Demir sempre pintou cenas de cidades do interior e trabalhadores do campo. Nascido Valdemir da Silva, em Brazlândia, distrito de Brasília, nunca frequentou curso de arte, mas participou de salões e exposições a partir dos anos 1980 e diz que sua arte “está no sangue”. A mãe era poteira e o pai, ferreiro. Pai de seis filhos, nunca deixou de pintar, mesmo quando teve de trabalhar como motorista ou garçom para o sustento da família. Mas na pandemia tudo mudou.
Recém-separado da esposa, mudou-se para Olhos D’água, vilarejo de mil habitantes na Chapada dos Veadeiros, passando a viver em uma Kombi adaptada como motorhome e ateliê. Foi ali que suas telas de cenas bucólicas da vida rural foram invadidas por seres extraterrestres. Eles estão lá, entre os camponeses, violeiros e hippies, entre as crianças e o casario de Olhos D’Água, sempre em situações domésticas e aprazíveis. Isso quando o povo não está sendo abduzido por naves espaciais.
As cenas são, de certa forma, autobiográficas. Os botequins e as pistas de dança frequentadas pelos ETs, remontam à infância de Demir, quando a mãe servia comida para violeiros em uma cantina. Os contatos imediatos de primeiro grau experienciados quando jogava bola, de menino, ou mesmo recentemente, logo que se mudou para Olhos D’Água, também foram decisivos para a temática que domina seu desenho. Diz que nunca foi caçador de discos voadores, que eles aparecem de repente, quando menosse espera. “Teve uma época que eu estava com problemas de insônia, acordava às 3 da madrugada, saía pra contemplar as estrelas e via os discos deslizando no céu, tipo trem, andando lentamente”, conta à seLecT_ceLesTe.

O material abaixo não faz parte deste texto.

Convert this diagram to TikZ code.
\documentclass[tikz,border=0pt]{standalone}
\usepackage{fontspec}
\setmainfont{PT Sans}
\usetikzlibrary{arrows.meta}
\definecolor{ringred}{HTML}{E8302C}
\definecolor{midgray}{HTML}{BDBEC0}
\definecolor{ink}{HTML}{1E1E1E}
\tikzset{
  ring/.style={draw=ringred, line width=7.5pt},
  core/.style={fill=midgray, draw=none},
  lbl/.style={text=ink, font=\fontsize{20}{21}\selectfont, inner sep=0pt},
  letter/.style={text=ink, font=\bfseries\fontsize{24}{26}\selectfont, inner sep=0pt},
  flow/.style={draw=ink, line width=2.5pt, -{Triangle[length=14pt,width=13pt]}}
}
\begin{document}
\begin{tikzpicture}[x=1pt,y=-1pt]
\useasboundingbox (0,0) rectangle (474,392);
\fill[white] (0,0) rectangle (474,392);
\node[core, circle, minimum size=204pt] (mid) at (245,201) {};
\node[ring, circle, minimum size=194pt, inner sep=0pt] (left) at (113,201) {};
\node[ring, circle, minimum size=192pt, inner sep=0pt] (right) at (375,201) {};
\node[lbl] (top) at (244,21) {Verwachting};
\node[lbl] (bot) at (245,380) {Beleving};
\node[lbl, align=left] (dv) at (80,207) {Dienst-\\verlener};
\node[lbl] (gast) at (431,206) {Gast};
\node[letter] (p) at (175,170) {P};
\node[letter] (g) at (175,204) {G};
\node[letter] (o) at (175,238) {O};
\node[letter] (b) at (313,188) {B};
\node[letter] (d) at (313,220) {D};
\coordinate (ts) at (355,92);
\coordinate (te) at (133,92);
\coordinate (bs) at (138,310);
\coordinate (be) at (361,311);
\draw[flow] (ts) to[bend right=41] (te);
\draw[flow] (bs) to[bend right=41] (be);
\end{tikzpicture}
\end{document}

Certa vez, Demir pintou uma tela sobre a chegada da família nordestina ao Centro-Oeste. Eu e Minha Mãe no Pau de Arara (2004) ganhou o segundo lugar em um salão de Brasília e entrou para a coleção do Sesc. Agora, no giro dos óvnis, seu trabalho volta a circular. Em novembro, ele tem exposição individual organizada em Goiânia por Marcelo Solá e patrocinada pela Hidrolands Grafisch Atelier, a editora de livros e obras gráficas do artista goiano. “Encontrei ele por acaso em Olhos D’Água. Vi ele pintando na varanda de uma casa e me interessei logo pela temática. Só que ainda não sei como encaixar ele”, responde Marcelo Solá quando questionado se o surrealismo seria uma chave de leitura do trabalho. “O que me interessa em artistas outsiders é seu modo de produzir, sem ambições de veiculação e catalogação do trabalho, sem complicações. Eles produzem por produzir.”
Demir faz pinturas a óleo sobre tela, aquarelas e desenhos sobre papel. Nas experimentações para a sua primeira individual, os novos desenhos em preto e branco salientam a composição mais arejada dos elementos representados. Em vez das cenas da vida com intervenções disruptivas – os ETs –, agora todas as figuras se descolam totalmente do real. Os céus da Chapada estão hiperpovoados não só por óvnis, mas por tantos outros objetos facilmente identificáveis – de Fuscas com hélices a cavalos e homens alados – que flutuam no espaço da superfície do papel, disputando o imaginário errante desse artista do Cerrado.